Handling Edge Cases and Complex Scenarios in Dart
When dealing with HCF/GCD calculations, certain edge cases and complex scenarios must be considered for robust code:
- Negative Numbers:
- Handle negative inputs by converting them to positive, as HCF/GCD is always positive.
- Example:
gcd(-8, 12) should return the same result as gcd(8, 12).
- Zero as Input:
- The HCF/GCD of 0 and any number is the number itself.
- Modify the
gcd function to handle 0 correctly.
- Large Numbers:
- Ensure the algorithm is efficient for very large numbers.
- Test with large integer inputs to verify performance.
- Non-integer Inputs:
- The HCF/GCD concept applies only to integers.
- Validate inputs to ensure they are integers before processing.
Here’s an enhanced gcd function that handles these cases:
int gcd(int a, int b) {
a = a.abs(); // Convert to positive
b = b.abs(); // Convert to positive
if (a == 0 || b == 0) return a + b; // Handle zero cases
return gcd(b, a % b);
}
void main() {
print("GCD of -8 and 12 is: ${gcd(-8, 12)}"); // Testing with negative numbers
print("GCD of 0 and 15 is: ${gcd(0, 15)}"); // Testing with zero
// Add more tests for large numbers and edge cases
}
Optimization and Best Practices
- Use Iterative Approach: While recursion is elegant, an iterative approach can be more efficient for larger numbers.
- In-Place Updates: Reduce memory usage by updating variables in place rather than creating new ones.

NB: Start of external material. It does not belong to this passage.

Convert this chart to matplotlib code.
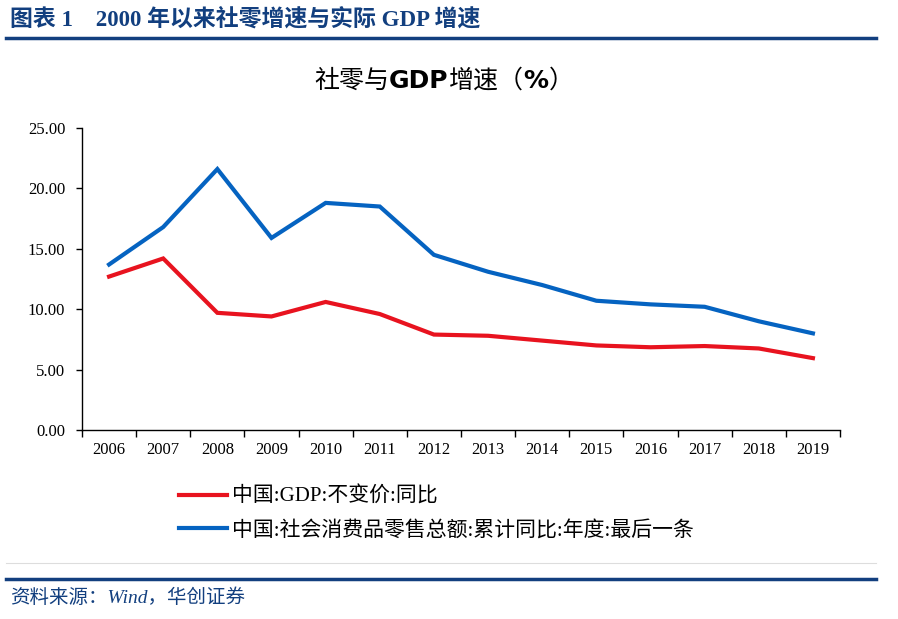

- Avoid Unnecessary Computation: Implement checks to return results immediately for certain conditions, like if one number is a multiple of the other.
Example of an Iterative GCD Function:
int gcd(int a, int b) {
while (b != 0) {
int temp = b;
b = a % b;
a = temp;
}
return a;
}
Best Practices for Efficient Coding in Dart
- Strong Typing: Always specify types for variables and functions for clarity and performance.
- Immutable Variables: Use
final or const where possible to ensure variables don’t change unexpectedly.
- Error Handling: Use try-catch blocks to handle potential runtime errors gracefully.
- Code Readability: Write clear, readable code with comments explaining complex parts.
Common Challenges and Solutions
- Type Errors: Ensure that inputs to the GCD function are integers.
- Infinite Loops: Be cautious with the loop conditions to prevent infinite loops, especially in the iterative approach.
- Incorrect Results: Validate logic and edge case handling to ensure correct outputs.
Debugging Techniques Specific to HCF/GCD in Dart
- Print Statements: Use print statements to track variable values and program flow.
- Dart Analyzer: Utilize Dart’s analysis tool for static code analysis.
- Unit Testing: Write unit tests for different scenarios, including edge cases, to ensure the algorithm works as expected.
Conclusion
- We explored the HCF/GCD concept, its implementation in Dart, handling of edge cases, and optimization strategies.
- Key takeaways include understanding the Euclidean algorithm, iterative vs recursive approaches, and best practices in Dart programming.